Eğer kaçıngan bağlanma stiline sahip bir kişiyseniz öncelikle kaygılı bağlanma stiline sahip kişilerle ilişki kurmaktan kaçınmalısınız. Çünkü siz yakınlık kurmak istemezken onlar daha yoğun bir şekilde yakınlık kurmak isteyeceklerdir. Benzer şekilde eğer kaygılı bağlanma stiline sahip bir kişiyseniz kaçıngan bağlanma stiline sahip adaylardan uzak durmalısınız. Çünkü sizin istediğiniz yoğun ilgi ve yakınlığın karşılığı kaçıngan bireylerde yoktur. Onlar yakın ve sıcak değil, yüzeysel ilişki kurma eğilimindedirler.
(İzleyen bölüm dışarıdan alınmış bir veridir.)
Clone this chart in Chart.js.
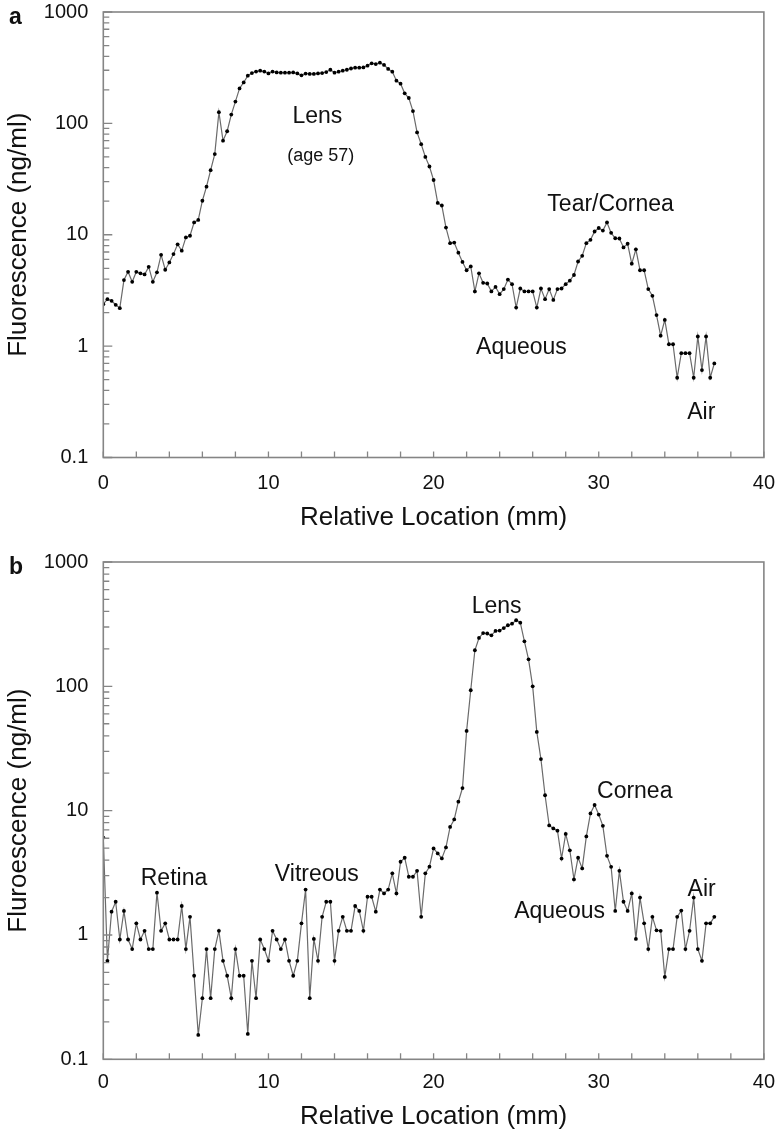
<!DOCTYPE html>
<html><head><meta charset="utf-8">
<script src="https://cdn.jsdelivr.net/npm/chart.js@4.4.1/dist/chart.umd.min.js"></script>
<style>
html,body{margin:0;padding:0;background:#fff;}
#wrap{position:relative;width:782px;height:1135px;overflow:hidden;background:#fff;}
.box{position:absolute;left:0;}
.box canvas{display:block;}
</style></head><body>
<div id="wrap">
<div class="box" id="boxA"><canvas id="ca"></canvas></div>
<div class="box" id="boxB"><canvas id="cb"></canvas></div>
</div>
<script>
// ---- data ----
const locations = [0,0.25,0.5,0.75,1,1.25,1.5,1.75,2,2.25,2.5,2.75,3,3.25,3.5,3.75,4,4.25,4.5,4.75,5,5.25,5.5,5.75,6,6.25,6.5,6.75,7,7.25,7.5,7.75,8,8.25,8.5,8.75,9,9.25,9.5,9.75,10,10.25,10.5,10.75,11,11.25,11.5,11.75,12,12.25,12.5,12.75,13,13.25,13.5,13.75,14,14.25,14.5,14.75,15,15.25,15.5,15.75,16,16.25,16.5,16.75,17,17.25,17.5,17.75,18,18.25,18.5,18.75,19,19.25,19.5,19.75,20,20.25,20.5,20.75,21,21.25,21.5,21.75,22,22.25,22.5,22.75,23,23.25,23.5,23.75,24,24.25,24.5,24.75,25,25.25,25.5,25.75,26,26.25,26.5,26.75,27,27.25,27.5,27.75,28,28.25,28.5,28.75,29,29.25,29.5,29.75,30,30.25,30.5,30.75,31,31.25,31.5,31.75,32,32.25,32.5,32.75,33,33.25,33.5,33.75,34,34.25,34.5,34.75,35,35.25,35.5,35.75,36,36.25,36.5,36.75,37];

const fluorescenceA = [
2.38,2.64,2.55,2.35,2.19,3.92,4.65,3.78,4.65,4.5,
4.4,5.15,3.78,4.6,6.6,4.85,5.64,6.7,8.2,7.2,
9.46,9.8,12.9,13.6,20.2,27,38,53,126,70,
85,120,157,206,233,268,283,292,297,292,
281,292,287,285,285,285,287,281,270,280,
278,278,281,283,289,303,285,291,297,303,
311,316,316,318,330,346,341,351,335,308,
291,242,227,186,169,129,83,65,50,41,
31,19.3,18.3,11.6,8.4,8.5,6.9,5.7,4.8,5.2,
3.1,4.5,3.7,3.65,3.1,3.4,2.93,3.25,3.96,3.6,
2.22,3.29,3.1,3.1,3.1,2.22,3.29,2.64,3.25,2.6,
3.25,3.29,3.6,3.87,4.35,5.75,6.47,8.4,9.0,10.7,
11.5,10.9,12.9,10.4,9.3,9.25,7.7,8.3,5.5,7.4,
4.8,4.8,3.25,2.83,1.90,1.24,1.72,1.04,1.04,0.52,
0.865,0.865,0.865,0.52,1.22,0.61,1.22,0.52,0.70];

const fluorescenceB = [
6.07,0.62,1.54,1.85,0.92,1.56,0.92,0.77,1.24,0.92,
1.08,0.77,0.77,2.19,1.08,1.24,0.92,0.92,0.92,1.71,
0.77,1.40,0.47,0.157,0.31,0.77,0.31,0.77,1.08,0.62,
0.47,0.31,0.77,0.47,0.47,0.16,0.62,0.31,0.92,0.77,
0.62,1.08,0.92,0.77,0.92,0.62,0.47,0.62,1.24,2.32,
0.31,0.93,0.62,1.40,1.85,1.85,0.62,1.08,1.40,1.08,
1.08,1.71,1.56,1.08,2.03,2.03,1.54,2.32,2.16,2.32,
3.13,2.16,3.88,4.18,2.94,2.94,3.28,1.40,3.13,3.54,
4.97,4.53,4.13,5.06,7.4,8.5,11.8,15.2,43.8,93,
195,245,268,266,257,279,281,294,310,319,
340,325,230,165,100,43,26,13.3,7.6,7.2,
6.9,4.12,6.5,4.8,2.8,4.18,3.43,6.2,9.5,11.1,
9.3,7.55,4.33,3.53,1.56,3.28,1.85,1.56,2.16,0.93,
2.0,1.24,0.77,1.40,1.09,1.08,0.46,0.77,0.77,1.40,
1.57,0.77,1.08,2.0,0.77,0.62,1.24,1.24,1.40];

const xTickValues = [0,10,20,30,40];
const xTickLabels = ['0','10','20','30','40'];
const xMinorTickValues = [2,4,6,8,12,14,16,18,22,24,26,28,32,34,36,38];
const yTickValues = [0.1,1,10,100,1000];
const yTickLabels = ['0.1','1','10','100','1000'];
const yMinorMultipliers = [2,3,4,5,6,7,8,9];

const xTitle = 'Relative Location (mm)';
const yTitleA = 'Fluorescence (ng/ml)';
const yTitleB = 'Fluroescence (ng/ml)';

const notesA = [
  {text:'Lens', x:12.96, y:115, size:23},
  {text:'(age 57)', x:13.17, y:51, size:18},
  {text:'Tear/Cornea', x:30.72, y:18.6, size:23},
  {text:'Aqueous', x:25.32, y:0.964, size:23},
  {text:'Air', x:36.21, y:0.251, size:23}
];
const notesB = [
  {text:'Retina', x:4.28, y:2.86, size:23},
  {text:'Vitreous', x:12.93, y:3.08, size:23},
  {text:'Lens', x:23.82, y:441, size:23},
  {text:'Cornea', x:32.18, y:14.3, size:23},
  {text:'Aqueous', x:27.63, y:1.53, size:23},
  {text:'Air', x:36.23, y:2.30, size:23}
];

// ---- rendering ----
const FONT = "'Liberation Sans', Arial, Helvetica, sans-serif";
Chart.defaults.font.family = FONT;
const AXIS_COLOR = '#858585';

const decorPlugin = {
  id:'decor',
  afterDraw(chart, args, opts){
    const ctx = chart.ctx, a = chart.chartArea;
    const xs = chart.scales.x, ys = chart.scales.y;
    ctx.save();
    ctx.strokeStyle = AXIS_COLOR;
    ctx.lineWidth = 1.6;
    ctx.strokeRect(a.left, a.top, a.right - a.left, a.bottom - a.top);
    ctx.lineWidth = 1.3;
    ctx.beginPath();
    xTickValues.concat(xMinorTickValues).forEach(v=>{
      const px = xs.getPixelForValue(v);
      ctx.moveTo(px, a.bottom); ctx.lineTo(px, a.bottom - 6);
    });
    yTickValues.forEach((v, i)=>{
      const py = ys.getPixelForValue(v);
      ctx.moveTo(a.left, py); ctx.lineTo(a.left + 9, py);
      if (i < yTickValues.length - 1) {
        yMinorMultipliers.forEach(m=>{
          const pm = ys.getPixelForValue(v * m);
          ctx.moveTo(a.left, pm); ctx.lineTo(a.left + 6, pm);
        });
      }
    });
    ctx.stroke();
    ctx.fillStyle = '#111';
    ctx.textAlign = 'center';
    ctx.textBaseline = 'middle';
    opts.notes.forEach(n=>{
      ctx.font = n.size + 'px ' + FONT;
      ctx.fillText(n.text, xs.getPixelForValue(n.x), ys.getPixelForValue(n.y));
    });
    ctx.font = 'bold 23px ' + FONT;
    ctx.textAlign = 'left';
    ctx.fillText(opts.panel, 9, a.top + 5.5);
    ctx.restore();
  }
};

function chartConfig(values, yTitle, notes, panel, d){
  return {
    type:'line',
    data:{datasets:[{
      data: locations.map((x,i)=>({x:x, y:values[i]})),
      borderColor:'#6a6a6a', borderWidth:1.2,
      pointRadius:1.9, pointBackgroundColor:'#000', pointBorderWidth:0,
      pointHoverRadius:0, tension:0, fill:false
    }]},
    options:{
      responsive:false, maintainAspectRatio:false, animation:false, events:[],
      layout:{padding:0},
      plugins:{legend:{display:false}, tooltip:{enabled:false},
        decor:{notes:notes, panel:panel}},
      scales:{
        x:{
          type:'linear', min:0, max:40,
          afterBuildTicks:s=>{ s.ticks = xTickValues.map(v=>({value:v})); },
          ticks:{callback:(v,i)=>xTickLabels[i], autoSkip:false, maxRotation:0,
                 font:{size:20}, color:'#111', padding:d.xPad},
          grid:{display:false, drawTicks:false},
          border:{display:false},
          title:{display:true, text:xTitle, font:{size:26}, color:'#111',
                 padding:{top:0, bottom:d.xTitlePad}},
          afterFit:s=>{ s.height = d.xH; }
        },
        y:{
          type:'logarithmic', min:0.1, max:1000,
          afterBuildTicks:s=>{ s.ticks = yTickValues.map(v=>({value:v, major:true})); },
          ticks:{callback:(v,i)=>yTickLabels[i], autoSkip:false,
                 font:{size:20}, color:'#111', padding:15},
          grid:{display:false, drawTicks:false},
          border:{display:false},
          title:{display:true, text:yTitle, font:{size:26}, color:'#111',
                 padding:{top:3, bottom:0}},
          afterFit:s=>{ s.width = 103.3; }
        }
      }
    },
    plugins:[decorPlugin]
  };
}

// place the chart so that its plot area lands on the target rectangle of the page
function place(canvasId, boxId, cfgFn, target){
  const box = document.getElementById(boxId);
  const cv = document.getElementById(canvasId);
  const setSize = (w, h, l, t)=>{
    box.style.left = l + 'px'; box.style.top = t + 'px';
    box.style.width = w + 'px'; box.style.height = h + 'px';
    cv.width = w; cv.height = h;
    cv.style.width = w + 'px'; cv.style.height = h + 'px';
  };
  const W0 = 800, H0 = 600;
  setSize(W0, H0, 0, 0);
  let ch = new Chart(cv, cfgFn());
  const ca = ch.chartArea;
  const ca0 = {left:ca.left, top:ca.top, right:ca.right, bottom:ca.bottom};
  ch.destroy();
  const W = Math.round(W0 + (target.right - target.left) - (ca0.right - ca0.left));
  const H = Math.round(H0 + (target.bottom - target.top) - (ca0.bottom - ca0.top));
  setSize(W, H, target.left - ca0.left, target.top - ca0.top);
  return new Chart(cv, cfgFn());
}

place('ca', 'boxA',
  ()=>chartConfig(fluorescenceA, yTitleA, notesA, 'a', {xH:83.5, xPad:14, xTitlePad:8}),
  {left:103.3, top:11.5, right:764.3, bottom:456.5});
place('cb', 'boxB',
  ()=>chartConfig(fluorescenceB, yTitleB, notesB, 'b', {xH:75.7, xPad:11, xTitlePad:3}),
  {left:103.3, top:561.7, right:764.3, bottom:1059.3});
</script>
</body></html>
Eğer kaygılı bağlanma stiline sahip bir kişiyseniz öncelikle atmanız gereken adım ihtiyaçlarınızı etkin bir şekilde ifade etmektir. Trip atmadan, kavga etmeden, kırıp dökmeden ihtiyaçlarınızı ve isteklerinizi partnerinizle paylaşabilirsiniz. Terk edilme ve sevilmeme korkunuzun önüne geçmek için ise inançlarınızı ve düşüncelerinizi değiştirmelisiniz. Bu konuda bir uzmandan destek almanız sizin için en iyisi olacaktır.
Eğer kaçıngan bağlanma stiline sahip bir kişiyseniz her zaman kendinize yetebileceğinize dair inancınız yüksektir ve başkalarından yardım almaktan kaçınırsınız. Ancak başkalarından yardım istemek, kendi ayaklarınızın üzerinde sağlam duramadığınız anlamına gelmez. Hem başkalarıyla dayanışma içinde olup hem de kendi ayaklarınızın üzerinde durabilirsiniz. Bunun için başkalarına güvenmeyi denemeli ve ufak da olsa yardım isteyerek pratik edinmelisiniz. Eğilimlerinizden biri de ‘mükemmel kişiyi bulmak’ ve partnerinizin olumsuz taraflarına odaklanmak olabilir. Ancak mükemmel kişi diye bir şey yoktur. Hiç kimse mükemmel değildir. Bardağın boş tarafına bakmak yerine dolu tarafına bakmayı denemelisiniz.